Nous avons pu démontrer que les réseaux neuronaux standard, qui présentent une modulation retardée de la plasticité hébbienne, effectuent une planification et un contrôle comportemental adaptatif en tenant compte de leurs “décisions” précédentes”, explique le premier auteur et chef d’unité Takuya Isomura. “Il est important de noter qu’ils le font de la même manière qu’ils le feraient en suivant le principe de l’énergie libre.”

Instantané du labyrinthe résolu

Vue générale d’un labyrinthe résolu. Le labyrinthe comprend un espace d’état discret, dans lequel les cellules blanches et noires indiquent les chemins et les murs, respectivement. Le chemin bleu est la trajectoire. En partant de la gauche, l’agent doit atteindre le bord droit du labyrinthe en un certain nombre de pas (temps). Le labyrinthe a été résolu selon le principe de l’énergie libre. Crédit : RIKEN

Après avoir établi que les réseaux neuronaux suivent théoriquement le principe de l’énergie libre, ils ont testé la théorie à l’aide de simulations. Les réseaux neuronaux se sont auto-organisés en modifiant la force de leurs connexions neuronales et en associant les décisions passées aux résultats futurs. Dans ce cas, les réseaux neuronaux peuvent être considérés comme étant régis par le principe de l’énergie libre, ce qui leur a permis d’apprendre le chemin correct à travers un labyrinthe par essais et erreurs d’une manière statistiquement optimale.

Ces résultats indiquent l’existence d’un ensemble de règles mathématiques universelles qui décrivent la manière dont les réseaux neuronaux s’auto-optimisent. Comme l’explique Isomura, “Nos résultats garantissent qu’un réseau neuronal arbitraire peut être considéré comme un agent qui obéit au principe de l’énergie libre, fournissant ainsi une caractérisation universelle du cerveau”. Ces règles, ainsi que la nouvelle technique d’ingénierie inverse des chercheurs, peuvent être utilisées pour étudier les réseaux neuronaux de prise de décision chez les personnes souffrant de troubles de la pensée, comme la schizophrénie, et prédire les aspects de leurs réseaux neuronaux qui ont été altérés.

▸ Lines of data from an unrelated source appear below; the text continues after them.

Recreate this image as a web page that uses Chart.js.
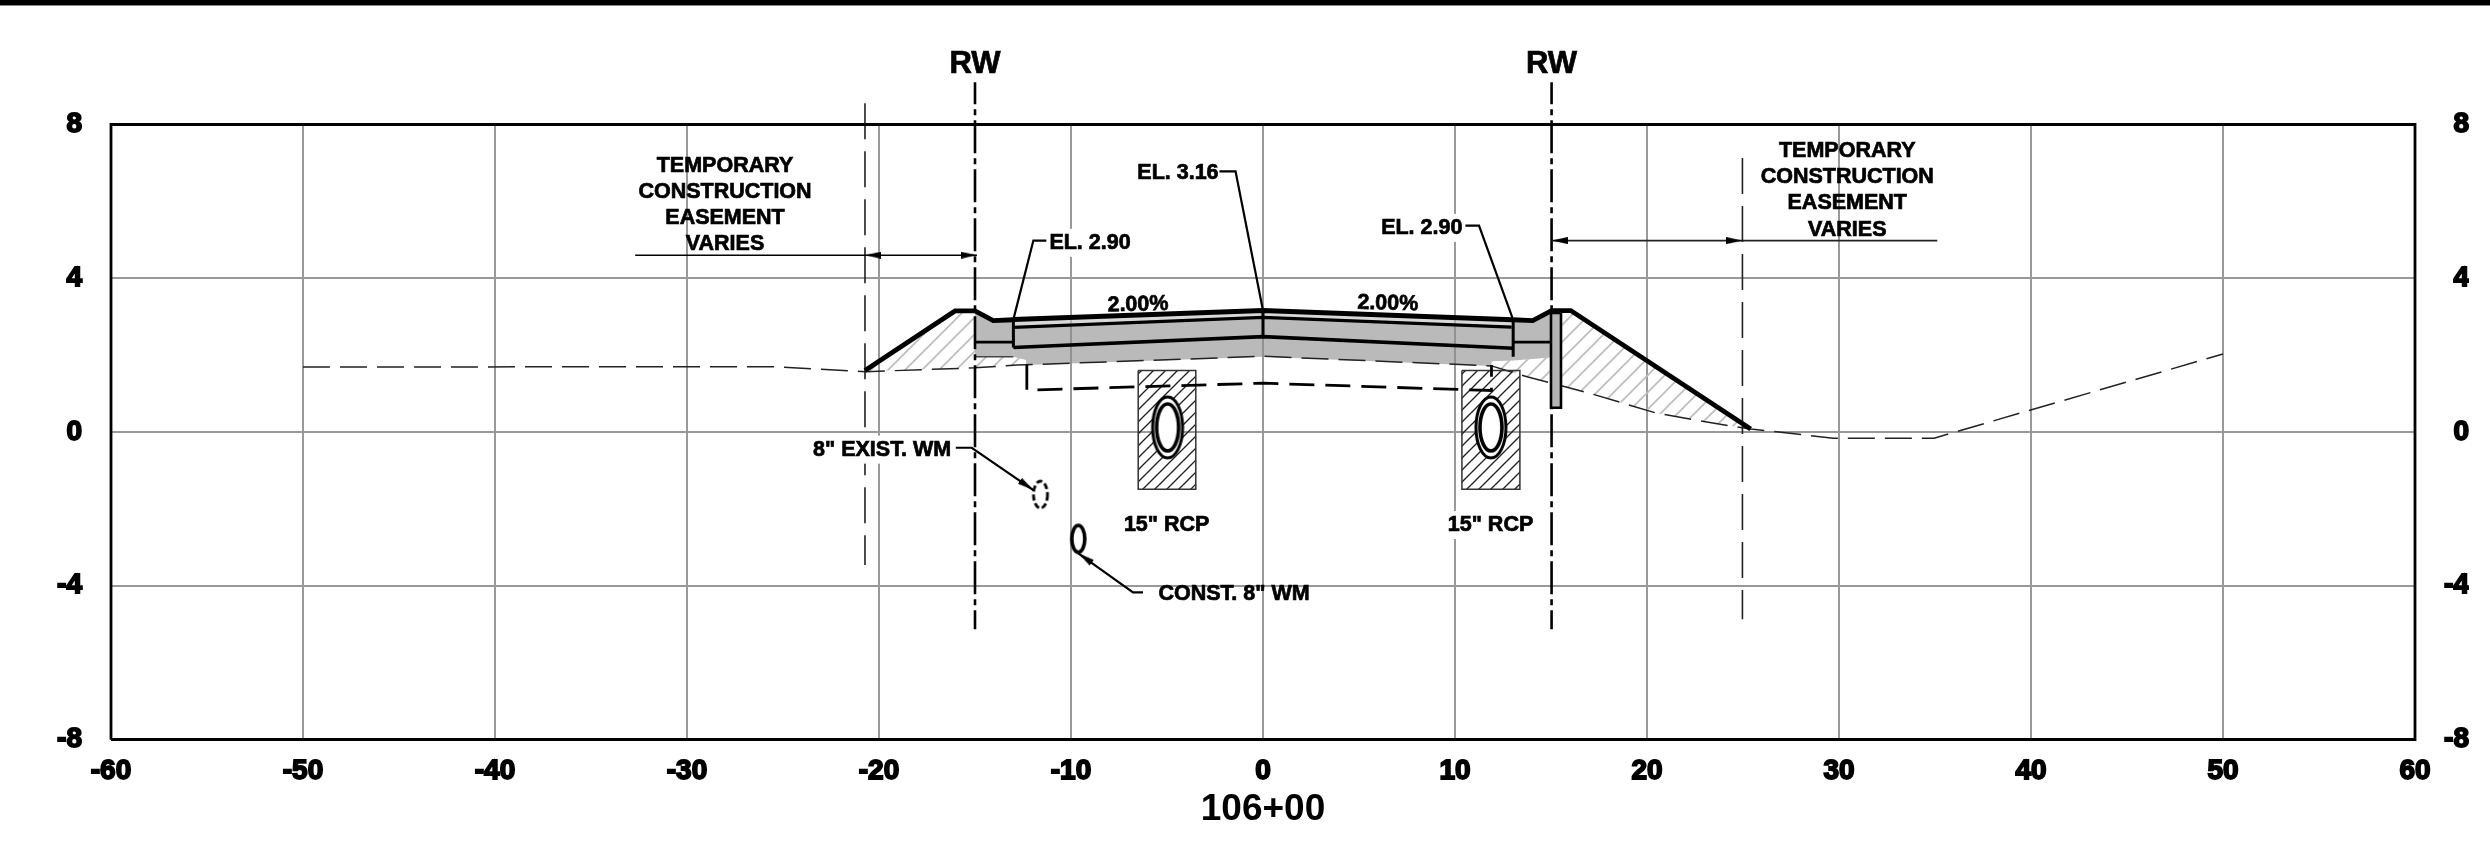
<!DOCTYPE html>
<html>
<head>
<meta charset="utf-8">
<title>106+00</title>
<script src="https://cdn.jsdelivr.net/npm/chart.js@4/dist/chart.umd.js"></script>
<style>
  html, body { margin: 0; padding: 0; background: #fff; overflow: hidden; }
  #bar { position: absolute; left: 0; top: 0; width: 100%; height: 5px; background: #000; border-bottom: 1px solid #888; }
  canvas { display: block; }
</style>
</head>
<body>
<div id="bar"></div>
<canvas id="myChart" width="2490" height="855"></canvas>
<script>
// axis ticks
const xTicks = [-60, -50, -40, -30, -20, -10, 0, 10, 20, 30, 40, 50, 60];
const yTicks = [-8, -4, 0, 4, 8];
const stationLabel = "106+00";

// section lines, [offset, elevation]
const frame = [[-60, -8], [60, -8], [60, 8], [-60, 8], [-60, -8]];
const existingGround = [[-50, 1.69], [-25.5, 1.7], [-20.7, 1.57], [-15, 1.67], [-12.8, 1.74], [0, 1.97], [11.9, 1.72], [13.8, 1.43], [17, 1.01], [20.5, 0.49], [24.3, 0.16], [25.4, 0.08], [29.7, -0.16], [34.95, -0.16], [50, 2.03]];
const leftSlope = [[-20.73, 1.6], [-16.04, 3.15], [-15, 3.15], [-14.05, 2.9], [-13, 2.92]];
const rightSlope = [[13.03, 2.92], [14.05, 2.9], [15.03, 3.16], [16.03, 3.16], [25.4, 0.08]];
const roadTop = [[-13, 2.93], [0, 3.16], [13, 2.92]];
const roadSecond = [[-13, 2.72], [0, 2.98], [12.95, 2.73]];
const roadBase = [[-13, 2.2], [0, 2.48], [13.03, 2.18]];
const curbLeftLine = [[-15, 2.34], [-13, 2.34]];
const curbRightLine = [[13.03, 2.34], [15, 2.34]];
const curbLeftUnder = [[-15, 1.96], [-13, 1.96]];
const jointLeft = [[-13, 2.93], [-13, 2.2]];
const jointCentre = [[0, 3.16], [0, 2.48]];
const jointRight = [[13.03, 2.92], [13.03, 1.96]];
const stormLine = [[-12.3, 1.75], [-12.3, 1.09], [0, 1.27], [11.9, 1.08], [11.9, 1.74]];

// filled areas
const pavementFill = [[-13, 2.72], [0, 2.98], [13, 2.73], [13.03, 1.86], [11.9, 1.84], [11.9, 1.72], [0, 1.96], [-12.3, 1.74], [-12.34, 1.875], [-13, 1.96], [-13, 2.72]];
const surfaceFill = [[-13, 2.93], [0, 3.16], [13, 2.92], [13, 2.73], [0, 2.98], [-13, 2.72], [-13, 2.93]];
const curbLeftFill = [[-15, 3.15], [-14.05, 2.9], [-13, 2.9], [-13, 1.96], [-15, 1.96], [-15, 3.15]];
const curbRightFill = [[13.03, 2.9], [14.05, 2.9], [15, 3.16], [15, 1.94], [13.03, 1.86], [13.03, 2.9]];
const fillLeft = [[-20.7, 1.6], [-16.04, 3.15], [-15, 3.15], [-15, 1.96], [-13, 1.96], [-12.3, 1.87], [-12.8, 1.74], [-15, 1.67], [-20.7, 1.58], [-20.7, 1.6]];
const fillRight = [[11.9, 1.84], [13.03, 1.86], [15, 1.94], [15, 3.16], [16.03, 3.16], [25.4, 0.08], [24.3, 0.16], [20.5, 0.49], [17, 1.01], [13.8, 1.43], [11.9, 1.72], [11.9, 1.84]];
const sheetPile = [[15, 3.1], [15.52, 3.1], [15.52, 0.63], [15, 0.63], [15, 3.1]];
const pipeBoxLeft = [[-6.5, 1.6], [-3.5, 1.6], [-3.5, -1.49], [-6.5, -1.49], [-6.5, 1.6]];
const pipeBoxRight = [[10.36, 1.6], [13.38, 1.6], [13.38, -1.49], [10.36, -1.49], [10.36, 1.6]];

// pipes
const rcpCentres = [[-4.97, 0.12], [11.87, 0.12]];
const existWm = [[-11.59, -1.63]];
const constWm = [[-9.62, -2.78]];

// right of way and easement lines
const rwLeft = [[-15, 9.1], [-15, -5.13]];
const rwRight = [[15.03, 9.1], [15.03, -5.13]];
const easeLeft = [[-20.73, 8.55], [-20.73, -3.46]];
const easeRight = [[24.97, 7.13], [24.97, -4.87]];
const dimLeft = [[-32.7, 4.6], [-14.9, 4.6]];
const dimRight = [[15.03, 4.98], [35.12, 4.98]];

// leaders
const leader316 = [[-2.27, 6.78], [-1.43, 6.78], [0, 3.16]];
const leader290L = [[-11.1, 4.98], [-11.96, 4.98], [-13, 2.93]];
const leader290R = [[10.43, 5.37], [11.25, 5.37], [13.03, 2.92]];
const leaderExist = [[-16, -0.41], [-15.17, -0.41], [-11.96, -1.51]];
const leaderConst = [[-6.25, -4.17], [-6.77, -4.17], [-9.62, -3.16]];
const arrowPoints = [[-20.31, 4.6], [-15.32, 4.6], [15.45, 4.98], [24.55, 4.98], [-12.31, -1.39], [-9.26, -3.28]];
const arrowAngles = [180, 0, 180, 0, 34.5, 215.8];

// text on the drawing, [text, offset, elevation]
const rwLabels = [["RW", -15, 9.6], ["RW", 15.03, 9.6]];
const plainLabels = [
  ["EL. 3.16", -4.43, 6.77],
  ["TEMPORARY", -28.02, 6.95], ["CONSTRUCTION", -28.02, 6.27], ["EASEMENT", -28.02, 5.6], ["VARIES", -28.02, 4.94],
  ["TEMPORARY", 30.43, 7.34], ["CONSTRUCTION", 30.43, 6.66], ["EASEMENT", 30.43, 6.0], ["VARIES", 30.43, 5.3],
  ['CONST. 8" WM', -1.51, -4.17]
];
const maskedLabels = [
  ["EL. 2.90", -9.01, 4.96], ["EL. 2.90", 8.27, 5.35],
  ['8" EXIST. WM', -19.84, -0.42],
  ['15" RCP', -5.02, -2.38], ['15" RCP', 11.85, -2.38]
];
const slopeLabels = [["2.00%", -6.51, 3.35], ["2.00%", 6.5, 3.38]];

const FONT = '"Liberation Sans", Arial, sans-serif';

function hatch(size, color, width) {
  const c = document.createElement("canvas");
  c.width = size;
  c.height = size;
  const g = c.getContext("2d");
  g.strokeStyle = color;
  g.lineWidth = width;
  [[0, size, size, 0], [-size, size, size, -size], [0, 2 * size, 2 * size, 0]].forEach((s) => {
    g.beginPath();
    g.moveTo(s[0], s[1]);
    g.lineTo(s[2], s[3]);
    g.stroke();
  });
  return g.createPattern(c, "repeat");
}

function ovalSprite(w, h, rings, dash) {
  const c = document.createElement("canvas");
  c.width = w + 4;
  c.height = h + 4;
  const g = c.getContext("2d");
  g.strokeStyle = "#000";
  g.fillStyle = "#fff";
  g.setLineDash(dash || []);
  rings.forEach((r) => {
    g.lineWidth = r.lw;
    g.beginPath();
    g.ellipse(c.width / 2, c.height / 2, r.w / 2, r.h / 2, 0, 0, Math.PI * 2);
    g.fill();
    g.stroke();
  });
  return c;
}

function arrowSprite() {
  const c = document.createElement("canvas");
  c.width = 16;
  c.height = 7;
  const g = c.getContext("2d");
  g.fillStyle = "#000";
  g.beginPath();
  g.moveTo(16, 3.5);
  g.lineTo(0, 0);
  g.lineTo(0, 7);
  g.closePath();
  g.fill();
  return c;
}

function stroke(data, color, width, dash, dashOffset) {
  return {
    data: data, showLine: true, borderColor: color, borderWidth: width, borderDash: dash || [],
    borderDashOffset: dashOffset || 0, pointRadius: 0, fill: false, clip: false,
    borderJoinStyle: "miter", backgroundColor: "transparent"
  };
}

function area(data, color, edge, edgeWidth) {
  return {
    data: data, showLine: true, fill: "shape", backgroundColor: color, borderColor: edge || "transparent",
    borderWidth: edgeWidth || 0, pointRadius: 0, clip: false, borderJoinStyle: "miter"
  };
}

function marks(data, sprite, angles) {
  return {
    data: data, showLine: false, pointStyle: sprite, pointRadius: 10, pointRotation: angles || 0,
    clip: false, borderColor: "#000", backgroundColor: "#000"
  };
}

function buildDatasets() {
  const gray = "rgba(140,140,140,0.6)";
  const light = "rgba(190,190,190,0.6)";
  const hatchGray = hatch(17, "#bdbdbd", 1.7);
  const hatchBlack = hatch(12, "#222", 1.3);
  // painter's order, first one ends up at the bottom
  const list = [
    area(fillLeft, hatchGray),
    area(fillRight, hatchGray),
    area(pavementFill, gray),
    area(surfaceFill, light),
    area(curbLeftFill, gray),
    area(curbRightFill, gray),
    stroke(existingGround, "#222", 1.5, [27, 10]),
    area(pipeBoxLeft, hatchBlack, "#333", 1.5),
    area(pipeBoxRight, hatchBlack, "#333", 1.5),
    stroke(stormLine, "#000", 2.8, [25, 11]),
    stroke(curbLeftUnder, "#444", 1.5),
    stroke(curbLeftLine, "#000", 2.8),
    stroke(curbRightLine, "#000", 2.8),
    stroke(roadSecond, "#000", 3.2),
    stroke(roadBase, "#000", 3.6),
    stroke(jointLeft, "#000", 3),
    stroke(jointCentre, "#000", 3),
    stroke(jointRight, "#000", 3),
    stroke(easeLeft, "#222", 1.6, [36, 12]),
    stroke(easeRight, "#222", 1.6, [36, 12]),
    stroke(rwLeft, "#000", 2.6, [33, 5, 6, 5], 11),
    stroke(rwRight, "#000", 2.6, [33, 5, 6, 5], 11),
    area(sheetPile, "#b4b4b4", "#000", 2.6),
    stroke(leftSlope, "#000", 4.8),
    stroke(rightSlope, "#000", 4.8),
    stroke(roadTop, "#000", 5),
    stroke(dimLeft, "#000", 1.6),
    stroke(dimRight, "#222", 1.6),
    stroke(leader316, "#000", 2.2),
    stroke(leader290L, "#000", 2.2),
    stroke(leader290R, "#000", 2.2),
    stroke(leaderExist, "#000", 2.2),
    stroke(leaderConst, "#000", 2.2),
    marks(rcpCentres, ovalSprite(32, 63, [{ w: 30, h: 61, lw: 3 }, { w: 22, h: 47, lw: 3.6 }])),
    marks(existWm, ovalSprite(16, 29, [{ w: 14, h: 27, lw: 2.8 }], [6, 3])),
    marks(constWm, ovalSprite(15, 29, [{ w: 13, h: 27, lw: 3.6 }])),
    marks(arrowPoints, arrowSprite(), arrowAngles),
    stroke(frame, "#000", 2.8)
  ];
  list.forEach((d, i) => { d.order = list.length - i; });
  return list;
}

const drawingText = {
  id: "drawingText",
  afterDatasetsDraw(chart) {
    const ctx = chart.ctx;
    const px = (l) => [chart.scales.x.getPixelForValue(l[1]), chart.scales.y.getPixelForValue(l[2]) + 1.5];
    ctx.save();
    ctx.fillStyle = "#000";
    ctx.strokeStyle = "#000";
    ctx.textAlign = "center";
    ctx.textBaseline = "middle";
    ctx.lineWidth = 0.7;
    ctx.font = "bold 21.5px " + FONT;
    maskedLabels.forEach((l) => {
      const p = px(l);
      const w = ctx.measureText(l[0]).width;
      ctx.fillStyle = "#fff";
      ctx.fillRect(p[0] - w / 2 - 3, p[1] - 14, w + 6, 28);
      ctx.fillStyle = "#000";
    });
    plainLabels.concat(maskedLabels).forEach((l) => {
      const p = px(l);
      ctx.fillText(l[0], p[0], p[1]);
      ctx.strokeText(l[0], p[0], p[1]);
    });
    slopeLabels.forEach((l) => {
      const p = px(l);
      ctx.save();
      ctx.translate(p[0], p[1]);
      ctx.rotate((l[1] < 0 ? -1 : 1) * 0.025);
      ctx.fillText(l[0], 0, 0);
      ctx.strokeText(l[0], 0, 0);
      ctx.restore();
    });
    ctx.font = "bold 31px " + FONT;
    rwLabels.forEach((l) => {
      const p = px(l);
      ctx.fillText(l[0], p[0], p[1]);
      ctx.strokeText(l[0], p[0], p[1]);
    });
    ctx.restore();
  }
};

function tickFont() {
  return { family: FONT, size: 28, weight: "bold" };
}

new Chart(document.getElementById("myChart"), {
  type: "scatter",
  data: { datasets: buildDatasets() },
  plugins: [drawingText],
  options: {
    responsive: false,
    devicePixelRatio: 1,
    animation: false,
    events: [],
    layout: { padding: { top: 124.5, left: 0, right: 21, bottom: 0 } },
    plugins: { legend: { display: false }, tooltip: { enabled: false } },
    scales: {
      x: {
        type: "linear", position: "bottom", min: xTicks[0], max: xTicks[xTicks.length - 1],
        afterBuildTicks: (s) => { s.ticks = xTicks.map((v) => ({ value: v })); },
        afterFit: (s) => { s.height = 115.5; },
        grid: { color: "#999", lineWidth: 2, drawTicks: false },
        border: { display: false },
        ticks: {
          font: tickFont(), color: "#000", padding: 15, maxRotation: 0, autoSkip: false,
          textStrokeColor: "#000", textStrokeWidth: 1.8
        },
        title: {
          display: true, text: stationLabel, color: "#000",
          font: { family: FONT, size: 37, weight: "bold" }, padding: { top: 0, bottom: 23 }
        }
      },
      y: {
        type: "linear", position: "left", min: yTicks[0], max: yTicks[yTicks.length - 1],
        afterBuildTicks: (s) => { s.ticks = yTicks.map((v) => ({ value: v })); },
        afterFit: (s) => { s.width = 111; },
        grid: { color: "#999", lineWidth: 2, drawTicks: false },
        border: { display: false },
        ticks: {
          font: tickFont(), color: "#000", padding: 29,
          textStrokeColor: "#000", textStrokeWidth: 1.8
        }
      },
      yRight: {
        type: "linear", position: "right", min: yTicks[0], max: yTicks[yTicks.length - 1],
        afterBuildTicks: (s) => { s.ticks = yTicks.map((v) => ({ value: v })); },
        afterFit: (s) => { s.width = 54; },
        grid: { display: false, drawTicks: false },
        border: { display: false },
        ticks: {
          font: tickFont(), color: "#000", padding: 4, crossAlign: "far",
          textStrokeColor: "#000", textStrokeWidth: 1.8
        }
      }
    }
  }
});
</script>
</body>
</html>
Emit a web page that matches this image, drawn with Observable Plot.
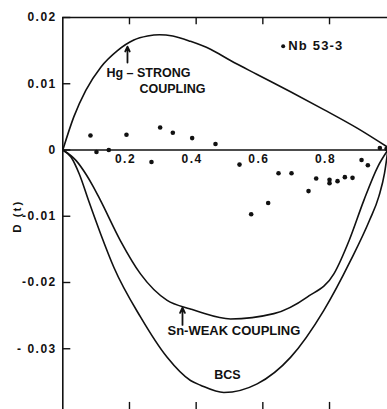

Une autre utilisation pratique de ces règles mathématiques universelles pourrait être dans le domaine de l’intelligence artificielle, en particulier celles dont les concepteurs espèrent qu’elles seront capables d’apprendre, de prédire, de planifier et de prendre des décisions de manière efficace. “Notre théorie peut réduire considérablement la complexité de la conception d’un matériel neuromorphique auto-apprenant capable d’exécuter divers types de tâches, ce qui sera important pour une intelligence artificielle de prochaine génération”, déclare Isomura.

Référence : 14 janvier 2022, Biologie des communications.